Federal spending has climbed 150 percent on higher education, 48 percent on health care and 27 percent on housing since 2000, the report says.
The Index of Dependency, which measures the increased dependence on government, increased by 1 percent in 2004, the smallest increase in four years. The Index jumped at least 5 percent in each of the previous three years, 27 percent since 2000 and 112 percent since 1980.
Meanwhile, The Tax Foundation reports that a record 42.5 million Americans paid no federal taxes after deductions and credits.
The Index measures the extent to which the federal government has crowded out not just state and local governments but churches, communities and families in delivering human services, says William Beach, director of Heritages Center for Data Analysis. The project grew out of concerns by leaders such as Sen. Jim DeMint, R-S.C., and others that society could reach a tipping point at which a majority, dependent on government services yet not charged for them, could press for a vast expansion of government that could not be sustained.
Civil society already has yielded substantial ground to the federal public sector, says Beach. When do we reach what George Will called the triumph of the entitlement state, where the special interests band together to form a majority that votes its short-term desires at the expense of the long-term public good?
great post. thx.
Yes, we worry that he suffers acutely from premature speculation.

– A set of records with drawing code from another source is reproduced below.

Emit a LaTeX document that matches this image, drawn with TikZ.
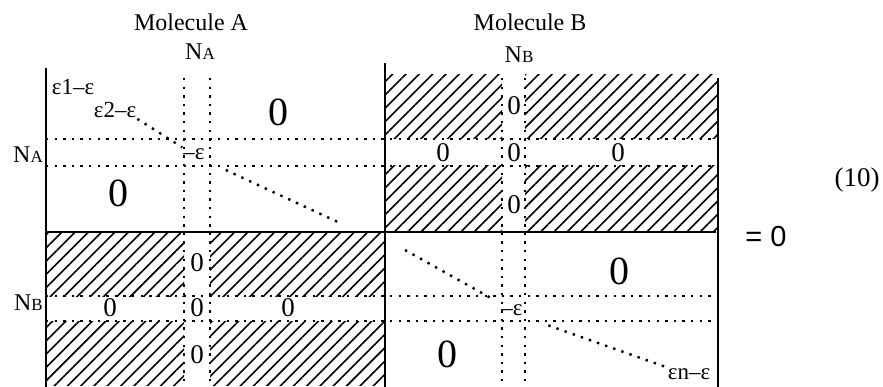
\documentclass[tikz,border=0pt]{standalone}
\usepackage{fontspec}
\setmainfont{Liberation Serif}
\newfontfamily\eqfont{Liberation Sans}
\usetikzlibrary{patterns.meta}
\newcommand\molsub[1]{{\fontsize{17}{17}\selectfont #1}}

\begin{document}
\begin{tikzpicture}[x=1pt,y=-1pt,
  hatch/.style={pattern={Lines[angle=45,distance=9.4pt,line width=1.6pt]}},
  dotline/.style={line width=2.4pt,dash pattern=on 2.4pt off 6.2pt},
  border/.style={line width=2.6pt},
  zero/.style={inner sep=0pt,font=\fontsize{27}{27}\selectfont},
  bigzero/.style={inner sep=0pt,font=\fontsize{40}{40}\selectfont},
  eps/.style={inner sep=1pt,font=\fontsize{23}{23}\selectfont},
  lbl/.style={inner sep=1pt,font=\fontsize{24}{24}\selectfont}]
\useasboundingbox (0,0) rectangle (883,387);
% hatched off-diagonal blocks
\fill[hatch] (385,75) rectangle (502,139);
\fill[hatch] (525,75) rectangle (718,139);
\fill[hatch] (385,166) rectangle (502,232);
\fill[hatch] (525,166) rectangle (718,232);
\fill[hatch] (46,232) rectangle (184,296);
\fill[hatch] (210,232) rectangle (385,296);
\fill[hatch] (46,321) rectangle (184,385);
\fill[hatch] (210,321) rectangle (385,385);
% dotted strips
\draw[dotline] (46,139) -- (718,139);
\draw[dotline] (46,166) -- (718,166);
\draw[dotline] (46,296) -- (718,296);
\draw[dotline] (46,321) -- (718,321);
\draw[dotline] (184,78) -- (184,387);
\draw[dotline] (210,78) -- (210,387);
\draw[dotline] (502,78) -- (502,387);
\draw[dotline] (525,78) -- (525,387);
% borders
\draw[border] (46,68) -- (46,387);
\draw[border] (385,63) -- (385,387);
\draw[border] (718,78) -- (718,387);
\draw[border] (46,232) -- (716,232);
% headings
\node[lbl] (molA) at (191,22) {Molecule A};
\node[lbl] (molB) at (530,22) {Molecule B};
\node[lbl] (natop) at (200,52) {N\molsub{A}};
\node[lbl] (nbtop) at (519,55) {N\molsub{B}};
\node[lbl,anchor=east] (naleft) at (44,155) {N\molsub{A}};
\node[lbl,anchor=east] (nbleft) at (44,303) {N\molsub{B}};
% diagonal of block A
\node[eps] (e1) at (73,87) {ε1--ε};
\node[eps] (e2) at (115,110) {ε2--ε};
\node[eps] (epsA) at (194,154) {--ε};
\coordinate (endA) at (340,223);
\draw[dotline] (e2.south east) -- (epsA.north west);
\draw[dotline,shorten <=22pt] (epsA.south east) -- (endA);
% diagonal of block B
\coordinate (startB) at (405,250);
\node[eps] (epsB) at (512,310) {--ε};
\node[eps] (en) at (689,374) {εn--ε};
\draw[dotline,shorten >=10pt] (startB) -- (epsB.north west);
\draw[dotline,shorten <=26pt] (epsB.south east) -- (en.north west);
% zeros
\node[bigzero] (za1) at (278,112) {0};
\node[bigzero] (za2) at (118,193) {0};
\node[bigzero] (zb1) at (619,271) {0};
\node[bigzero] (zb2) at (447,354) {0};
\node[zero] (zab1) at (514,106) {0};
\node[zero] (zab2) at (514,153) {0};
\node[zero] (zab3) at (514,205) {0};
\node[zero] (zab4) at (443,153) {0};
\node[zero] (zab5) at (618,153) {0};
\node[zero] (zba1) at (197,263) {0};
\node[zero] (zba2) at (197,308) {0};
\node[zero] (zba3) at (197,355) {0};
\node[zero] (zba4) at (110,308) {0};
\node[zero] (zba5) at (288,308) {0};
% right hand side
\node[inner sep=1pt,font=\eqfont\fontsize{29}{29}\selectfont] (rhs) at (766,237) {= 0};
\node[inner sep=1pt,font=\fontsize{27}{27}\selectfont] (eqno) at (857,180) {(10)};
\end{tikzpicture}
\end{document}
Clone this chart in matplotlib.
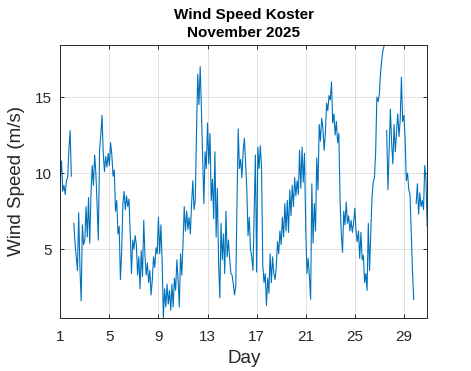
import numpy as np
import matplotlib
matplotlib.use('Agg')
import matplotlib.pyplot as plt

plt.rcParams['font.family'] = ['Liberation Sans', 'DejaVu Sans']

# time axis: day of November 2025, one reading every 0.1 day
day = np.round(np.arange(1.0, 30.95, 0.1), 1)

# wind speed (m/s), ten readings per day (nan = missing)
nan = np.nan
speed = [
    9.6, 10.8, 8.8, 9.2, 8.6, 9.5, 9.7, 11.5, 12.8, 9.8,      # 1
    nan, 6.7, 5.4, 4.5, 3.6, 7.4, 3.8, 1.6, 6.6, 5.3,         # 2
    5.6, 7.8, 5.8, 8.4, 5.4, 8.6, 10.5, 9.2, 11.2, 10.0,      # 3
    7.9, 5.6, 11.5, 12.5, 13.8, 11.3, 10.1, 11.1, 10.4, 11.3, # 4
    10.5, 12.0, 11.2, 9.8, 10.2, 7.5, 8.2, 6.0, 6.5, 3.0,     # 5
    4.8, 8.0, 8.8, 7.6, 8.5, 7.8, 8.3, 6.0, 3.4, 5.6,         # 6
    5.0, 5.9, 5.3, 3.3, 4.5, 2.4, 4.9, 3.2, 6.9, 4.6,         # 7
    3.3, 4.1, 2.8, 3.6, 2.0, 3.0, 4.5, 3.8, 5.1, 4.7,         # 8
    7.1, 4.7, 6.6, 4.2, 0.5, 2.4, 1.2, 2.7, 1.4, 2.3,         # 9
    1.0, 2.7, 1.2, 3.1, 2.3, 4.3, 3.0, 1.2, 4.7, 3.3,         # 10
    5.4, 7.8, 6.2, 7.5, 6.3, 7.1, 6.0, 8.0, 9.5, 7.6,         # 11
    8.2, 12.7, 16.5, 14.5, 17.0, 14.2, 11.0, 8.0, 11.4, 10.3, # 12
    13.3, 10.6, 12.6, 8.2, 9.6, 7.0, 11.4, 5.8, 9.0, 4.1,     # 13
    1.8, 6.7, 4.3, 6.0, 3.4, 7.5, 4.5, 5.6, 4.4, 3.4,         # 14
    3.3, 2.7, 2.0, 2.6, 8.0, 12.9, 10.3, 10.9, 9.7, 11.4,     # 15
    12.3, 10.7, 8.9, 5.9, 7.1, 5.0, 4.5, 3.6, 7.5, 11.2,      # 16
    3.5, 11.7, 10.3, 11.8, 10.4, 4.0, 2.8, 3.4, 1.3, 3.1,     # 17
    2.1, 4.7, 2.8, 4.5, 3.4, 3.0, 3.8, 5.5, 4.7, 6.2,         # 18
    5.3, 7.1, 5.8, 8.0, 6.2, 8.2, 6.1, 8.9, 7.2, 9.2,         # 19
    7.8, 9.7, 8.5, 9.5, 8.6, 11.5, 9.0, 11.7, 9.4, 11.3,      # 20
    6.5, 3.4, 4.4, 3.2, 1.7, 9.3, 5.4, 8.0, 6.2, 11.0,        # 21
    8.9, 13.2, 12.1, 13.6, 13.0, 11.5, 12.6, 14.6, 14.1, 15.1,# 22
    14.8, 16.0, 13.3, 13.9, 12.5, 13.4, 12.0, 12.6, 8.2, 6.0, # 23
    4.8, 7.5, 6.6, 8.1, 6.7, 7.2, 6.2, 6.9, 6.1, 6.7,         # 24
    7.7, 6.2, 5.5, 6.2, 4.4, 6.1, 4.3, 4.6, 2.8, 3.4,         # 25
    2.3, 6.7, 3.6, 6.0, 8.4, 9.4, 9.7, 11.4, 15.0, 14.7,      # 26
    15.2, 16.6, 17.5, 18.1, 18.4, nan, 12.8, 8.9, 11.5, 14.2, # 27
    12.0, 10.6, 13.2, 11.4, 12.6, 13.9, 12.4, 13.5, 16.3, 13.4,  # 28
    13.8, 12.3, 9.5, 10.0, 8.9, 8.6, 6.0, 3.6, 1.7, nan,      # 29
    8.0, 9.3, 7.3, 8.7, 7.8, 8.2, 7.6, 10.5, 9.6, 6.5,        # 30
]

xticks = [1, 5, 9, 13, 17, 21, 25, 29]
yticks = [5, 10, 15]

dark = '#262626'

fig = plt.figure(figsize=(4.71, 3.71), dpi=100)
ax = fig.add_axes([0.128, 0.1437, 0.779, 0.7342])

ax.plot(day, speed, color='#0072BD', linewidth=0.8)

# tight limits like matlab's axis tight
ax.set_xlim(day[0], day[-1])
ax.set_ylim(np.nanmin(speed), np.nanmax(speed))
ax.set_xticks(xticks)
ax.set_yticks(yticks)

ax.grid(True, color=dark, alpha=0.13, linewidth=0.7)
ax.set_axisbelow(True)
for s in ax.spines.values():
    s.set_color(dark)
    s.set_linewidth(0.7)
ax.tick_params(direction='in', top=True, right=True, length=3, width=0.7,
               colors=dark, labelsize=11)
ax.tick_params(axis='x', pad=9)
ax.tick_params(axis='y', pad=6)

ax.set_title('Wind Speed Koster\nNovember 2025', fontsize=11, fontweight='bold',
             color='black', pad=6, linespacing=1.35)
ax.set_xlabel('Day', fontsize=13.5, color=dark, labelpad=4)
ax.set_ylabel('Wind Speed (m/s)', fontsize=13.5, color=dark, labelpad=7)

fig.savefig('out.png', dpi=100)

http://www.freerepublic.com/focus/f-news/1752001/posts
Thanks for posting the entire article.
Osama, I'm sorry, I mean Obama, is an empty suit.
That said, here's what I want for Christmas:
Obama/Rodham '08
Hey, someone's gotta be a jerk. May as well be Mr. Will.
Although he does have good grammar.
One thing is for absolute certain, Cicero: America is not ready for a Muslim leader.
Although pithy, the Tyler quote appears to be apocryphal.
You gotta give Obama credit where credit is due: He doesn't pronounce "ASK" like "AXE" -- I read that on here last week and it's still crackin' me up!